MW: Are your second and third novels along a similar vein to Animal Husbandry?

LZ: I think the one I'm writing now is more similar. Dating Big Bird was about a woman who wasn't married, and who was involved with an older guy who's divorced and who has lost a child. She lives in New York, she wants a child, she's not happy. So the question she tries to figure out is: should she wait? Or should she have a child by artificial insemination? And that's what I was going through a lot, I really wanted a baby, and most of my friends -- same thing. And you're all not married, and you're getting older -- it's cliche, but it's really true. You're climbing into your late 30s, you have to make a decision.

MW: You think that's a sign of the times? Do you think people are having more anxiety about having children at a certain age? There's no longer this set trajectory that people seem to follow.

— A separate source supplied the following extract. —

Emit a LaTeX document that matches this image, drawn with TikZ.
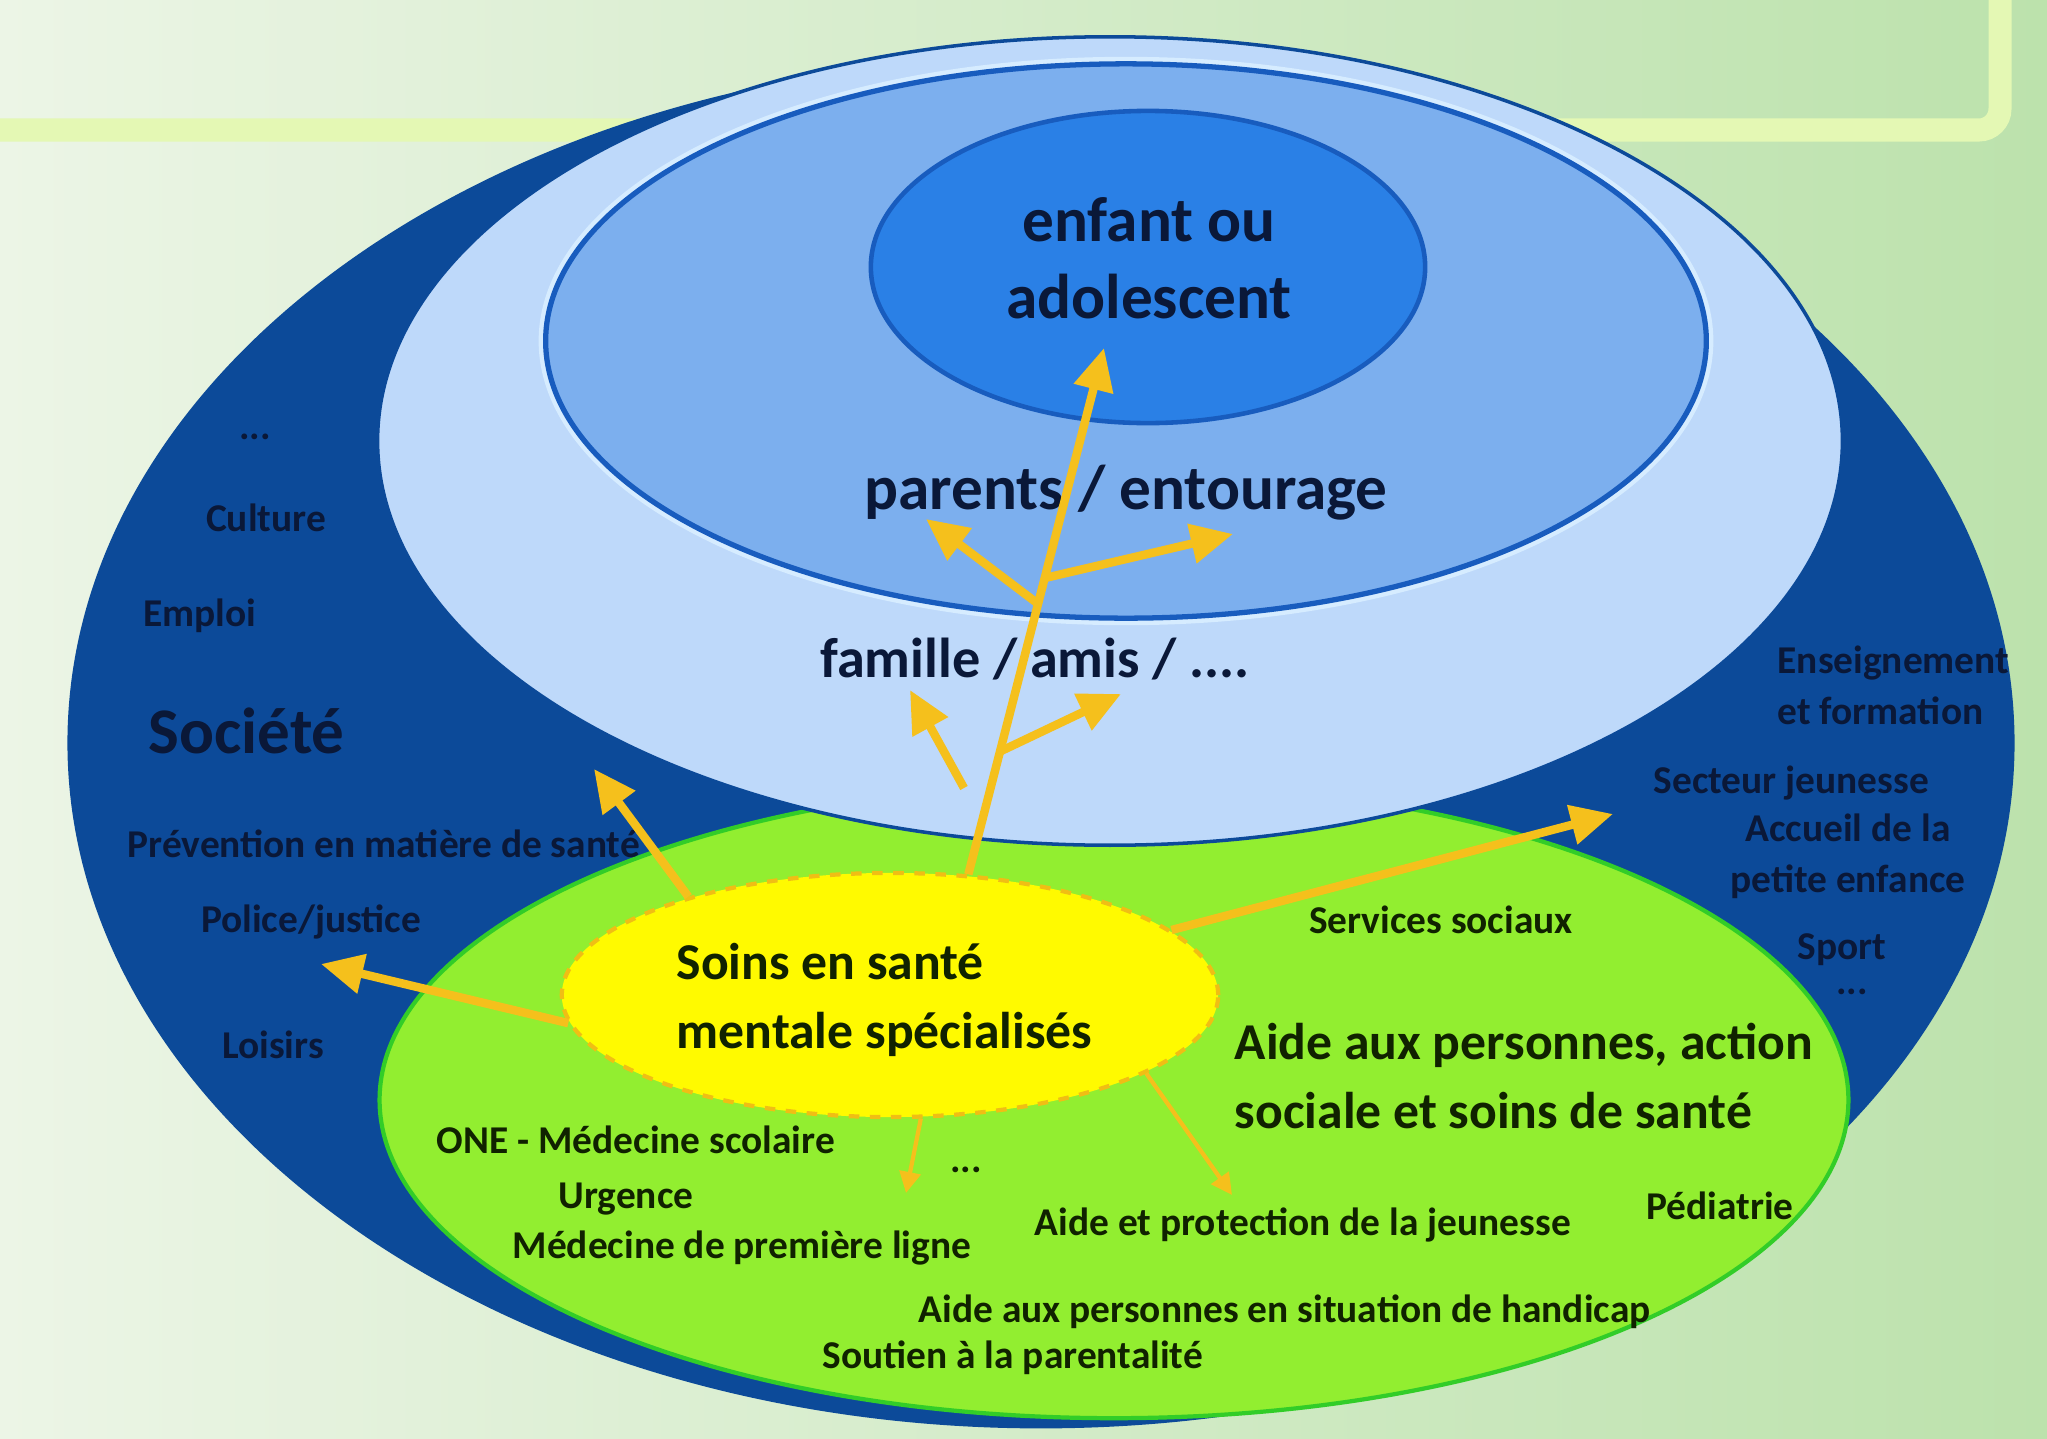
\documentclass[tikz,border=0pt]{standalone}
\usepackage{fontspec}
\setmainfont{Carlito}
\usetikzlibrary{shapes.geometric,arrows.meta}
\definecolor{bgleft}{RGB}{236,245,230}
\definecolor{bgright}{RGB}{188,226,172}
\definecolor{bandcol}{RGB}{228,248,180}
\definecolor{societecol}{RGB}{12,74,153}
\definecolor{famillecol}{RGB}{190,217,250}
\definecolor{parentscol}{RGB}{124,175,238}
\definecolor{enfantcol}{RGB}{42,128,230}
\definecolor{bordcol}{RGB}{24,92,190}
\definecolor{halocol}{RGB}{214,236,255}
\definecolor{aidecol}{RGB}{146,238,48}
\definecolor{aidebord}{RGB}{50,205,40}
\definecolor{soinscol}{RGB}{255,250,0}
\definecolor{soinsbord}{RGB}{240,190,20}
\definecolor{flechecol}{RGB}{245,192,28}
\definecolor{textbleu}{RGB}{10,24,56}
\definecolor{textvert}{RGB}{16,34,0}

\begin{document}
\begin{tikzpicture}[x=0.01cm,y=-0.01cm,
	zone/.style={ellipse,inner sep=0pt},
	fleche/.style={draw=flechecol,line width=2.4pt,-{Triangle[length=12pt,width=11pt]}},
	petitefleche/.style={draw=flechecol,line width=1.2pt,-{Triangle[length=6pt,width=6pt]}},
	grand/.style={font=\fontsize{18}{22}\selectfont\bfseries,text=textbleu,inner sep=0pt},
	moyen/.style={font=\fontsize{14.7}{19.5}\selectfont\bfseries,text=textvert,inner sep=0pt},
	petit/.style={font=\fontsize{11.2}{14.5}\selectfont\bfseries,text=textbleu,inner sep=0pt},
	petitvert/.style={petit,text=textvert}]

		\useasboundingbox (0,0) rectangle (2047,1439);
		\shade[left color=bgleft,right color=bgright] (0,0) rectangle (2047,1439);
		\draw[bandcol,line width=0.23cm,rounded corners=6pt] (-60,-60) rectangle (2000,130);

		\node[zone,minimum width=19.46cm,minimum height=13.7cm,fill=societecol] (societe) at (1041,743) {};
		\node[zone,minimum width=14.68cm,minimum height=6.36cm,fill=aidecol,draw=aidebord,line width=1.2pt] (aide) at (1114,1100) {};
		\node[zone,minimum width=14.64cm,minimum height=8.08cm,fill=famillecol,draw=societecol,line width=1pt] (famille) at (1110,441) {};
		\node[zone,minimum width=11.6cm,minimum height=5.54cm,fill=parentscol,draw=bordcol,line width=1.5pt,preaction={draw=halocol,line width=4pt}] (parents) at (1126,341) {};
		\node[zone,minimum width=5.54cm,minimum height=3.12cm,fill=enfantcol,draw=bordcol,line width=1.3pt] (enfant) at (1148,267) {};
		\node[zone,minimum width=6.56cm,minimum height=2.44cm,fill=soinscol,draw=soinsbord,dashed,line width=1.2pt] (soins) at (890,995) {};

		\node[grand,align=center] (lEnfant) at (1149,258) {enfant ou\\adolescent};
		\node[grand] (lParents) at (1126,493) {parents / entourage};
		\node[grand,font=\fontsize{16}{19}\selectfont\bfseries] (lFamille) at (1035,659) {famille / amis / ....};
		\node[grand,font=\fontsize{18.5}{22}\selectfont\bfseries,anchor=west] (lSociete) at (148,731) {Société};

		\node[petit] (lPoints1) at (255,437) {...};
		\node[petit] (lCulture) at (266,518) {Culture};
		\node[petit] (lEmploi) at (200,616) {Emploi};
		\node[petit,anchor=west] (lPrevention) at (127,844) {Prévention en matière de santé};
		\node[petit] (lPolice) at (311,922) {Police/justice};
		\node[petit] (lLoisirs) at (273,1045) {Loisirs};
		\node[petit,anchor=west,align=left] (lEnseignement) at (1777,685) {Enseignement\\et formation};
		\node[petit,anchor=west] (lSecteur) at (1653,783) {Secteur jeunesse};
		\node[petit,align=center] (lAccueil) at (1848,856) {Accueil de la\\petite enfance};
		\node[petit] (lSport) at (1842,950) {Sport};
		\node[petit] (lPoints2) at (1852,992) {...};

		\node[petitvert] (lServices) at (1441,920) {Services sociaux};
		\node[moyen,anchor=west,align=left] (lSoins) at (676,1000) {Soins en santé\\mentale spécialisés};
		\node[moyen,anchor=west,align=left] (lAide) at (1234,1076) {Aide aux personnes, action\\sociale et soins de santé};
		\node[petitvert,anchor=west] (lOne) at (436,1140) {ONE - Médecine scolaire};
		\node[petitvert] (lUrgence) at (626,1199) {Urgence};
		\node[petitvert,anchor=west] (lMedecine) at (512,1248) {Médecine de première ligne};
		\node[petitvert] (lPoints3) at (966,1170) {...};
		\node[petitvert,anchor=west] (lProtection) at (1034,1225) {Aide et protection de la jeunesse};
		\node[petitvert] (lPediatrie) at (1720,1206) {Pédiatrie};
		\node[petitvert,anchor=west] (lHandicap) at (918,1312) {Aide aux personnes en situation de handicap};
		\node[petitvert,anchor=west] (lSoutien) at (822,1358) {Soutien à la parentalité};

		\coordinate (tipEnfant) at (1104,348);
		\coordinate (forkPar1) at (1037,603);
		\coordinate (tipPar1) at (926,519);
		\coordinate (forkPar2) at (1045,578);
		\coordinate (tipPar2) at (1233,534);
		\coordinate (baseFam1) at (964,788);
		\coordinate (tipFam1) at (910,690);
		\coordinate (forkFam2) at (999,752);
		\coordinate (tipFam2) at (1121,694);
		\coordinate (tipSante) at (594,769);
		\coordinate (tipPolice) at (321,964);
		\coordinate (tipJeunesse) at (1613,814);
		\coordinate (tipBas) at (906,1193);
		\coordinate (tipAide) at (1232,1195);

		\draw[fleche] (soins.57)--(tipEnfant);
		\draw[fleche] (forkPar1)--(tipPar1);
		\draw[fleche] (forkPar2)--(tipPar2);
		\draw[fleche] (baseFam1)--(tipFam1);
		\draw[fleche] (forkFam2)--(tipFam2);
		\draw[fleche] (soins.154)--(tipSante);
		\draw[fleche] (soins.185)--(tipPolice);
		\draw[fleche] (soins.13)--(tipJeunesse);
		\draw[petitefleche] (soins.-76)--(tipBas);
		\draw[petitefleche] (soins.-17)--(tipAide);

	\end{tikzpicture}
\end{document}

LZ: Which is great in a lot of ways. It gives you more freedom to pursue your career, you can have a lot of different relationships -- you don't have to get married. You can do anything you want, and that's great. But on the other hand, because there are no set rules, it can produce a lot of anxiety if you want to have children and you're not hooked up with somebody in time. It can pass you by. Men deal with it, too, but they have more time. They can wait into their 40s.

MW: The only reason I ask whether this is a "sign of the times" is that it seems like there's been a spate of these breezy romantic comedies and yet they're a lot more focused on heartbreak and how difficult it is. Ashley Judd's doing a lot of weeping in her room. I'm thinking too of High Fidelity and even Get Over It.

LZ: That's interesting, I think it's true. I think it's more painful now, and that's not to say that 50 years ago [it wasn't painful]. I think now, people are lonelier.